There are two distinctive types of Tactical R/T. They’re Directive, and Descriptive. Each has its own unique function and structure. The Directive radio call is just what it sounds like, you tell someone to do something. The Descriptive call is used to describe an event, status, or object. Here are examples of how each of these calls are ‘built’:

Directive: (Call Sign of whom you are talking to) + (Brevity Code words)

Example: "Wolf, Break left!"

Tells Wolf he is under attack and to break turn left

Descriptive: (Your Call Sign) + (Brevity Code words)

Example: " Spuds, Tally two left seven, slightly high!"

Says that Spuds has to enemy to the left rear (7 o’clock) a little high to his position

Directive calls, once the action is initiated, are generally followed by a Descriptive call. If, for some reason, the Directive call is not complied with, it should be issued again until it is. Only then should the accompanying Descriptive call be issued. In other words, get your wingman turning to negate the threat before you describe the situation to him. This would be a textbook example of a ‘combo’ Directive / Descriptive radio call:

Directive / Descriptive: (Call Sign of whom you are talking to) + (Brevity Code words) +

(Your Call Sign if required for clarity) + (Brevity Code words)

Example 1: "Wolf, BREAK left! (He begins his break turn) Bandit YOUR left seven, level."

The first part tells Wolf he is in trouble and to immediately turn. The break left will turn him into the attack. The second part tells Wolf the location of the bandit is to his left at 7 o’clock at his altitude

Example 2: "Wolf, hard right! Spuds tally two right three, level."

This says Wolf should make a hard turn to the right to face towards the two contacts on the right at 3 o’clock at same altitude that Spuds sees. Note the difference in terms – BREAK means you’re under attack – while hard means bandits inbound and turn to meet them.

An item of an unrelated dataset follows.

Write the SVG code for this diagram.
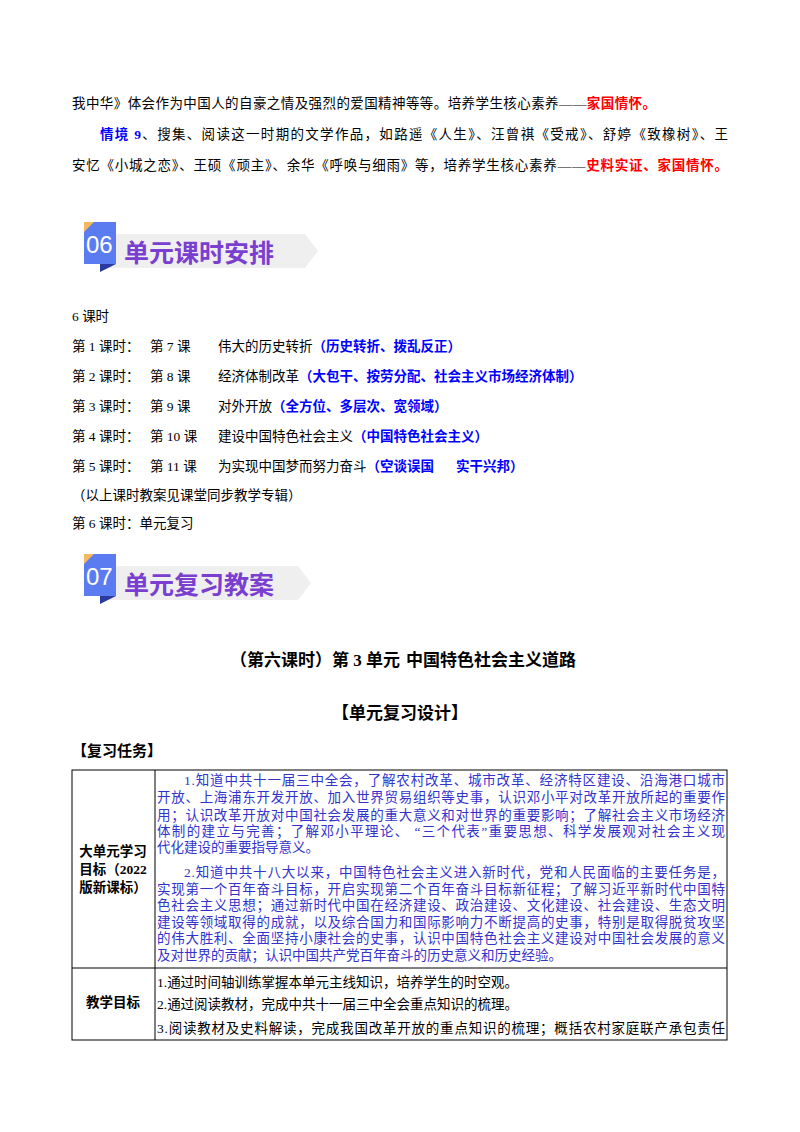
<svg xmlns="http://www.w3.org/2000/svg" width="800" height="1132" viewBox="0 0 800 1132">
<style>
text{font-family:"Liberation Serif","Noto Sans CJK SC",serif;font-size:13.5px;fill:#000}
.b{fill:#0000ff;font-weight:bold}
.r{fill:#ff0000;font-weight:bold}
.bl{fill:#3333cc}
.h{font-weight:bold}
.ban{font-family:"Noto Sans CJK SC",sans-serif;font-weight:bold;font-size:25px;fill:#7a3fd0}
.num{font-family:"Liberation Sans",sans-serif;font-size:24px;fill:#fff}
.ln{stroke:#000;stroke-width:1;fill:none}
</style>
<rect width="800" height="1132" fill="#fff"/>
<g id="intro">
<text x="72" y="108" textLength="584" lengthAdjust="spacing">我中华》体会作为中国人的自豪之情及强烈的爱国精神等等。培养学生核心素养——<tspan class="r">家国情怀。</tspan></text>
<text x="100" y="139" textLength="628" lengthAdjust="spacing"><tspan class="b">情境 9</tspan>、搜集、阅读这一时期的文学作品，如路遥《人生》、汪曾祺《受戒》、舒婷《致橡树》、王</text>
<text x="72" y="170" textLength="656" lengthAdjust="spacing">安忆《小城之恋》、王硕《顽主》、余华《呼唤与细雨》等，培养学生核心素养——<tspan class="r">史料实证、家国情怀。</tspan></text>
</g>
<g id="banner06">
<polygon points="100,234 305,234 318,251 305,268 100,268" fill="#efefef"/>
<rect x="84" y="222" width="32" height="42" fill="#5b7cf0"/>
<polygon points="84,222 94,222 84,232" fill="#f4b860"/>
<polygon points="100,264 116,264 100,272" fill="#2a3aa0"/>
<text class="num" x="86" y="253">06</text>
<text class="ban" x="124" y="262">单元课时安排</text>
</g>
<g id="schedule">
<text x="72" y="321">6 课时</text>
<text x="72" y="351">第 1 课时：</text><text x="150" y="351">第 7 课</text><text x="218" y="351">伟大的历史转折<tspan class="b">（历史转折、拨乱反正）</tspan></text>
<text x="72" y="381">第 2 课时：</text><text x="150" y="381">第 8 课</text><text x="218" y="381">经济体制改革<tspan class="b">（大包干、按劳分配、社会主义市场经济体制）</tspan></text>
<text x="72" y="411">第 3 课时：</text><text x="150" y="411">第 9 课</text><text x="218" y="411">对外开放<tspan class="b">（全方位、多层次、宽领域）</tspan></text>
<text x="72" y="441">第 4 课时：</text><text x="150" y="441">第 10 课</text><text x="218" y="441">建设中国特色社会主义<tspan class="b">（中国特色社会主义）</tspan></text>
<text x="72" y="471">第 5 课时：</text><text x="150" y="471">第 11 课</text><text x="218" y="471">为实现中国梦而努力奋斗<tspan class="b">（空谈误国</tspan></text><text class="b" x="456" y="471">实干兴邦）</text>
<text x="72" y="500">（以上课时教案见课堂同步教学专辑）</text>
<text x="72" y="528">第 6 课时：单元复习</text>
</g>
<g id="banner07">
<polygon points="100,566 298,566 311,583 298,600 100,600" fill="#efefef"/>
<rect x="84" y="554" width="32" height="42" fill="#5b7cf0"/>
<polygon points="84,554 94,554 84,564" fill="#f4b860"/>
<polygon points="100,596 116,596 100,604" fill="#2a3aa0"/>
<text class="num" x="86" y="585">07</text>
<text class="ban" x="124" y="594">单元复习教案</text>
</g>
<g id="titles">
<text class="h" x="230" y="666" style="font-size:17px">（第六课时）第 3 单元</text>
<text class="h" x="406" y="666" style="font-size:17px">中国特色社会主义道路</text>
<text class="h" x="400" y="719" text-anchor="middle" style="font-size:17px">【单元复习设计】</text>
<text class="h" x="72" y="756" style="font-size:15px">【复习任务】</text>
</g>
<g id="table">
<rect class="ln" x="72" y="770" width="655" height="270"/>
<line class="ln" x1="155" y1="770" x2="155" y2="1040"/>
<line class="ln" x1="72" y1="968" x2="727" y2="968"/>
<text class="h" x="113" y="856" text-anchor="middle">大单元学习</text>
<text class="h" x="113" y="874" text-anchor="middle">目标（2022</text>
<text class="h" x="113" y="892" text-anchor="middle">版新课标）</text>
<text class="h" x="113" y="1007" text-anchor="middle">教学目标</text>
<text class="bl" x="184" y="785" textLength="541" lengthAdjust="spacing">1.知道中共十一届三中全会，了解农村改革、城市改革、经济特区建设、沿海港口城市</text>
<text class="bl" x="157" y="802" textLength="568" lengthAdjust="spacing">开放、上海浦东开发开放、加入世界贸易组织等史事，认识邓小平对改革开放所起的重要作</text>
<text class="bl" x="157" y="820" textLength="568" lengthAdjust="spacing">用；认识改革开放对中国社会发展的重大意义和对世界的重要影响；了解社会主义市场经济</text>
<text class="bl" x="157" y="836" textLength="568" lengthAdjust="spacing">体制的建立与完善；了解邓小平理论、 “三个代表”重要思想、科学发展观对社会主义现</text>
<text class="bl" x="157" y="852">代化建设的重要指导意义。</text>
<text class="bl" x="184" y="877" textLength="541" lengthAdjust="spacing">2.知道中共十八大以来，中国特色社会主义进入新时代，党和人民面临的主要任务是，</text>
<text class="bl" x="157" y="894" textLength="568" lengthAdjust="spacing">实现第一个百年奋斗目标，开启实现第二个百年奋斗目标新征程；了解习近平新时代中国特</text>
<text class="bl" x="157" y="910" textLength="568" lengthAdjust="spacing">色社会主义思想；通过新时代中国在经济建设、政治建设、文化建设、社会建设、生态文明</text>
<text class="bl" x="157" y="927" textLength="568" lengthAdjust="spacing">建设等领域取得的成就，以及综合国力和国际影响力不断提高的史事，特别是取得脱贫攻坚</text>
<text class="bl" x="157" y="943" textLength="568" lengthAdjust="spacing">的伟大胜利、全面坚持小康社会的史事，认识中国特色社会主义建设对中国社会发展的意义</text>
<text class="bl" x="157" y="960">及对世界的贡献；认识中国共产党百年奋斗的历史意义和历史经验。</text>
<text x="157" y="987">1.通过时间轴训练掌握本单元主线知识，培养学生的时空观。</text>
<text x="157" y="1009">2.通过阅读教材，完成中共十一届三中全会重点知识的梳理。</text>
<text x="157" y="1033" textLength="568" lengthAdjust="spacing">3.阅读教材及史料解读，完成我国改革开放的重点知识的梳理；概括农村家庭联产承包责任</text>
</g>
</svg>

The first and most important technique is to Think before you Talk. It is much more expeditious to pause a second, think about what you are going to say…Then key the mic and talk. The most common error I see is holding the mic button while the individual is thinking. This is what it sounds like : " ahh…um..ah Spuds …..ah em….. um…. Ah… POSIT is at …ah…umm…C34. A three second Descriptive R/T call just took three times as long as it should have! In a time critical environment this is UNSAT! Besides, It doesn’t even sound cool!!

Technique two is simple! Know your brevity code! That means the terminology and definitions!

Ok, we now understand the basics of R/T discipline and Brevity Code. Let's take a look at a few examples; the good, the bad, and the ugly!

Example 1 - "Spuds is engaged offensive with two Bogies, right two, low!"

There are a few big mistakes in this one! First is the basic structure. Too many unnecessary words. Brevity code’s primary function is to reduce the amount of talk it takes to convey an idea. The major error is improper Brevity Code terminology. A ‘Bogie’ is an UNKNOWN "N" key or visual contact. Why is he ‘Offensive’ on a possible friendly and / or neutral? . If ‘Spuds’ really means ‘Bogie,’ they may indeed be ‘Bandits,’ and you need to be cautious until you know, but the term ‘Offensive’ indicates he is maneuvering to engage. If I actually heard this, I’d assume he’d identified the contacts as adversary. A more correct version would be:

"Spuds engaged offensive! Two bandits left two, low! "


"Spuds engaged offensive! Tally two, left two, low!"

The word ‘Tally’ is short for ‘Tally Ho!’ … meaning you see ‘Bandits’… not an unknown ‘Bogie.’ ‘Tally Ho Bandits’ is redundant.

Example 2 - "Spuds visual Two left, low"

Huh? What does he mean by " left two"? Well, he most likely means "left ten" and has confused his "clock" position. This is exactly the reason USAF fighter units generally preface "clock" position with a "left" or "right" prefix. Studies have determined that most folks will correctly identify relative position (Left or Right) with a much higher accuracy rate than "clock" position. Misidentification of "clock" position increases aft of the 3-9 line. If you hear a call with an incongruent relative position versus clock position, you can almost always assume "clock" position is wrong. By the way, this radio call means that your wingman has two contacts identified as friendly at left 10:00, lower than your flight. Overall, it is actually a pretty good radio call, and most people would understand the intent and meaning.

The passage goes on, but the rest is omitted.